▶ [Work to be completed]: Copy out each line of the material in which the word "this" appears.

▶ [Provided entries]:
....

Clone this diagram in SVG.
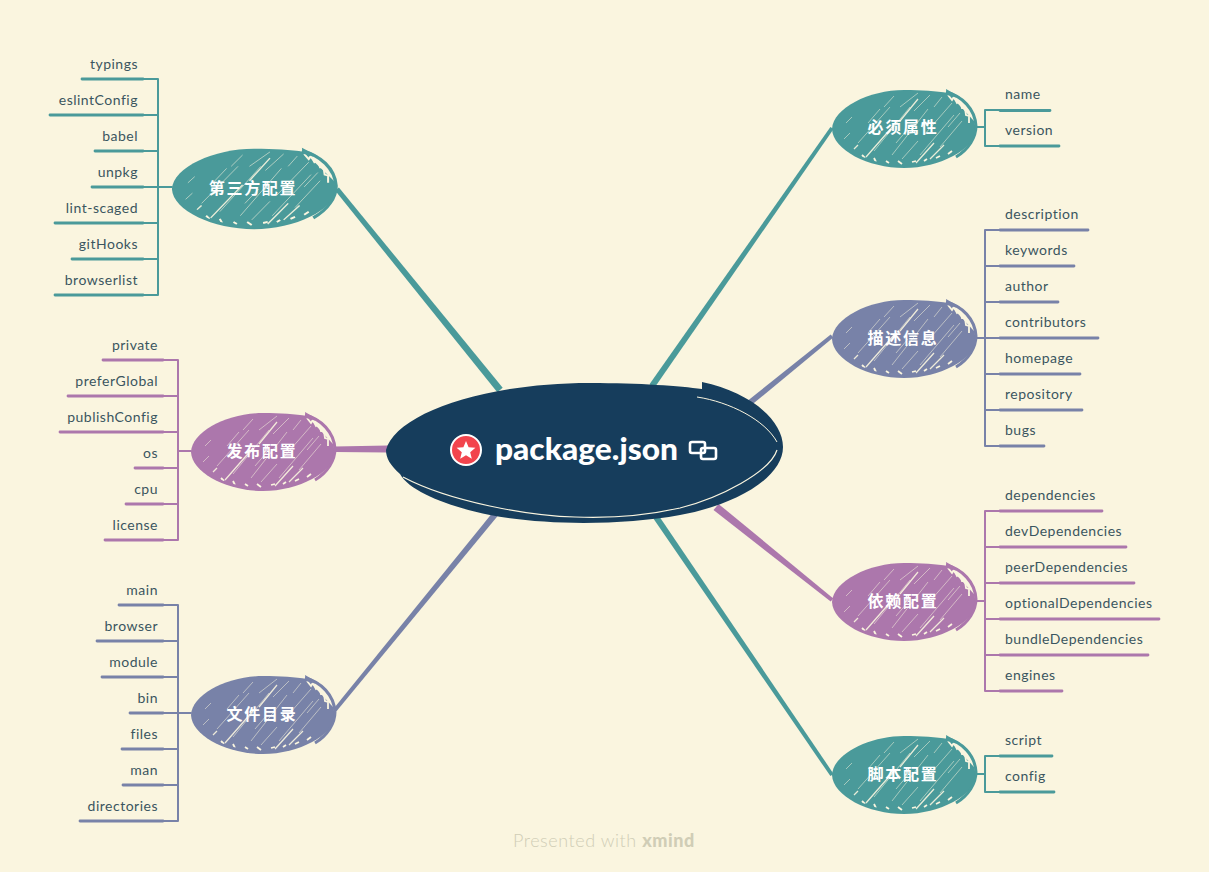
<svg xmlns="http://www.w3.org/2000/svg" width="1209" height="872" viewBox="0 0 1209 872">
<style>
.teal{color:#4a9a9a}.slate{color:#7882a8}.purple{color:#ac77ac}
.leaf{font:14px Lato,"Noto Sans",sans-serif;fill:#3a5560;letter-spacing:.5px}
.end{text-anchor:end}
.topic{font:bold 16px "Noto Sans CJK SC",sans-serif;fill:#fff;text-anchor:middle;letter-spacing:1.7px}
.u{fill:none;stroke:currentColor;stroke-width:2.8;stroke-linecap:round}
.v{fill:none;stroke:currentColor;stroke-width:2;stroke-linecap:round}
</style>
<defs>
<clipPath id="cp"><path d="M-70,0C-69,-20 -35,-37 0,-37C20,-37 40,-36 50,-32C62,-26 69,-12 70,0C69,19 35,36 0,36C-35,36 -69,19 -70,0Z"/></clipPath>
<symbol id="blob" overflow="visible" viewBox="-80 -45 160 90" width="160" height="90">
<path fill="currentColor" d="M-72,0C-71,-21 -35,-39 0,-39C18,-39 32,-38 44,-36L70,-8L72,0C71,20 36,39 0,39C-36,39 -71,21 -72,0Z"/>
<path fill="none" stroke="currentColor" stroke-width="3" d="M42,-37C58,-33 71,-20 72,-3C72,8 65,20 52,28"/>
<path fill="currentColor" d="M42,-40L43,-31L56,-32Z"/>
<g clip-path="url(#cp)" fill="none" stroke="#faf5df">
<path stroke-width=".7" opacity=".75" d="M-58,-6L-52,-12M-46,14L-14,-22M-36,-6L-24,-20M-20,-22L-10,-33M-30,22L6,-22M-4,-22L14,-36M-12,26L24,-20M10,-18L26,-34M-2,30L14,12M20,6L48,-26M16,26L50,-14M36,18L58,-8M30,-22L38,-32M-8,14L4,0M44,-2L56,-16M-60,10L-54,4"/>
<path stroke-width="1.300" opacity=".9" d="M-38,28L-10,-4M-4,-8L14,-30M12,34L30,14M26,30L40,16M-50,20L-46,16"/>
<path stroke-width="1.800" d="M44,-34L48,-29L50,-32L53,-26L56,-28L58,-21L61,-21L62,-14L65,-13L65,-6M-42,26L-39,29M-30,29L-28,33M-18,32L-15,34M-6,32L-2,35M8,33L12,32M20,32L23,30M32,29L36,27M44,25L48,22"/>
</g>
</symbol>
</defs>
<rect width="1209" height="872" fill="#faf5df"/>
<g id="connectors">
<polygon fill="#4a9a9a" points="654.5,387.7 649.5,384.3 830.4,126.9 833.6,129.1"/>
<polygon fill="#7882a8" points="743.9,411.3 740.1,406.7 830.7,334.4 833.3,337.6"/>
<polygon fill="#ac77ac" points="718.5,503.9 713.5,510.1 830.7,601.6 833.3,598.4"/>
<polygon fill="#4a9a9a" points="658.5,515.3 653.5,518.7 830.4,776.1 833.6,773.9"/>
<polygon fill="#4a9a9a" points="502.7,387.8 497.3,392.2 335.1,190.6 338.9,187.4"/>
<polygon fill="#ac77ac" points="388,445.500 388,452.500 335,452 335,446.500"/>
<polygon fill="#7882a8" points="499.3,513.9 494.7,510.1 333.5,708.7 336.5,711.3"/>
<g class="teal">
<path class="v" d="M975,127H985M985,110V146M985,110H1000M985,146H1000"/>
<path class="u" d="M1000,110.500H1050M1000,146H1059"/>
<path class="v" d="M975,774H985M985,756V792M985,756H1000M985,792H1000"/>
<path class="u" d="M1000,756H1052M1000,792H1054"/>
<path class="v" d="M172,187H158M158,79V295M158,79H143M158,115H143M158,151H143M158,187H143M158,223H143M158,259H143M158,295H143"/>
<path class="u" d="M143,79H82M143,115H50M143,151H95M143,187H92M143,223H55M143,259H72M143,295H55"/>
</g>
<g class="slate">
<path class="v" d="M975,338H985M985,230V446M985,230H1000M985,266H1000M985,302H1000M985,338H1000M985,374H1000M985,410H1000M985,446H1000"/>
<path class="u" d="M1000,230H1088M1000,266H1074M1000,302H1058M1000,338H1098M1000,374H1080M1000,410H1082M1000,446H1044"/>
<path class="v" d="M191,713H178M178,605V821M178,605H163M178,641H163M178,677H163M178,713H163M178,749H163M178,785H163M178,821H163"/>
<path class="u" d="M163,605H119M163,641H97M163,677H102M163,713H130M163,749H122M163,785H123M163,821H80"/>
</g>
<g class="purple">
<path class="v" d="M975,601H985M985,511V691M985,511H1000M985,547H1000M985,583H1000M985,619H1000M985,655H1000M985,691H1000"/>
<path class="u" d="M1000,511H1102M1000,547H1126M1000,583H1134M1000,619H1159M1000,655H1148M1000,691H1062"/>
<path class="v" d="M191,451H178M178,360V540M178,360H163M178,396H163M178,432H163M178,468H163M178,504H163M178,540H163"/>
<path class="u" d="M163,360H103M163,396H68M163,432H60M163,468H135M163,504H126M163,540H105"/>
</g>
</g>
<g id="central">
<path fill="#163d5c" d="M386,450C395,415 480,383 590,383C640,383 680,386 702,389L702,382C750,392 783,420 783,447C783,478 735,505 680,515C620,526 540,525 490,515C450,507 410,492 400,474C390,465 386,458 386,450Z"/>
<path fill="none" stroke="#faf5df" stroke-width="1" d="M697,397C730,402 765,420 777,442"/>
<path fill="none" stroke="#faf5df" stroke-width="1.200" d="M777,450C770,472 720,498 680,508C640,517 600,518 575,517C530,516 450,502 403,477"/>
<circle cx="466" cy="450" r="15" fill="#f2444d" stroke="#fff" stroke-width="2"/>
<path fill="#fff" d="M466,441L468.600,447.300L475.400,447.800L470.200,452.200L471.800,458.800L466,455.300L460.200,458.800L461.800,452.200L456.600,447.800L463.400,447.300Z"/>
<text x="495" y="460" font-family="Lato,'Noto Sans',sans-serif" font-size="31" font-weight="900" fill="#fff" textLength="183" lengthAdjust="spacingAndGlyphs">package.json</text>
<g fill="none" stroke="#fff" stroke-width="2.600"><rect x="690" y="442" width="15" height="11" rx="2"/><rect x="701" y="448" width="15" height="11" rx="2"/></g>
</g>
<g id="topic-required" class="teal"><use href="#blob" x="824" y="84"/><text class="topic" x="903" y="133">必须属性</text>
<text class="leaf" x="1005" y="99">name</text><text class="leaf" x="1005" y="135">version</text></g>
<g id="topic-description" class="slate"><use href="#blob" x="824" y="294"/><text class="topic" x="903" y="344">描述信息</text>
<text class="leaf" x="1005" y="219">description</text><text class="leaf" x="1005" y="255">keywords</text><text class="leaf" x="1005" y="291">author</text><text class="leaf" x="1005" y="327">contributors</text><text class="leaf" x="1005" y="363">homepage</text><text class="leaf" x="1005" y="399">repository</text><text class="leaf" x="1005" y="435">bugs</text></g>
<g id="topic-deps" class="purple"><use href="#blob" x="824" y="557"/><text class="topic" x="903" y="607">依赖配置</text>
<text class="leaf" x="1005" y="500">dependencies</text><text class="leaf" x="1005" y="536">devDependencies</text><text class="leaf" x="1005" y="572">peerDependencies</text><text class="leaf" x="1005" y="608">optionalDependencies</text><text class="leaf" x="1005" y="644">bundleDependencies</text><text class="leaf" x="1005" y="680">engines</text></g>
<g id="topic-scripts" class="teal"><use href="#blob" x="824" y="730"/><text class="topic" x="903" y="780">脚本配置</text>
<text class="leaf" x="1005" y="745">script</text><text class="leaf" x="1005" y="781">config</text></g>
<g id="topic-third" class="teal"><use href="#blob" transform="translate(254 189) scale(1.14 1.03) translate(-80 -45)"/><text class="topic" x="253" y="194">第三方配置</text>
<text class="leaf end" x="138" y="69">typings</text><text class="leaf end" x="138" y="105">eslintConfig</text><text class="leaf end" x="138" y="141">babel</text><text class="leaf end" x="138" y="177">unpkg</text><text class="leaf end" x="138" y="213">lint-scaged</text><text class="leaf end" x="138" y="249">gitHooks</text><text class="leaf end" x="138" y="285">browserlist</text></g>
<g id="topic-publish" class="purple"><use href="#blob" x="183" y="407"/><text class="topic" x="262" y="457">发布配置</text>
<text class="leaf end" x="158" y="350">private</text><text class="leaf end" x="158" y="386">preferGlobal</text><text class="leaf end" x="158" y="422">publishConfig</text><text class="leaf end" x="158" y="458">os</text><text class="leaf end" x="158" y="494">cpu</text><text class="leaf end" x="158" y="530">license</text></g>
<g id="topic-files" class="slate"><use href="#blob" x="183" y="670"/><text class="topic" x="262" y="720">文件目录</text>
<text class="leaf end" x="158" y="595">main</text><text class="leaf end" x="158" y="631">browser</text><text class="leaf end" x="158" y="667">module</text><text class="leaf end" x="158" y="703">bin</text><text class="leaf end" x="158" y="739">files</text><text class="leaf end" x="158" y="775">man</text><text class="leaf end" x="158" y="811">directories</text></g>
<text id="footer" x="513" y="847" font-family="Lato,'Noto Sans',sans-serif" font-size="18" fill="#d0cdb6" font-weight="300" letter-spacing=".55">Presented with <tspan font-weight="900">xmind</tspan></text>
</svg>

....

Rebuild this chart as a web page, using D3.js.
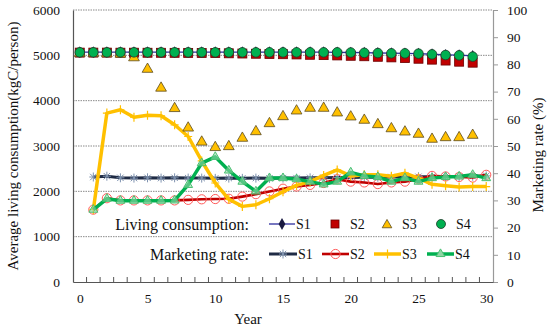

....

▶ [Expected answer]:
Clone this diagram in SVG.
Rebuild this chart as a web page, using D3.js.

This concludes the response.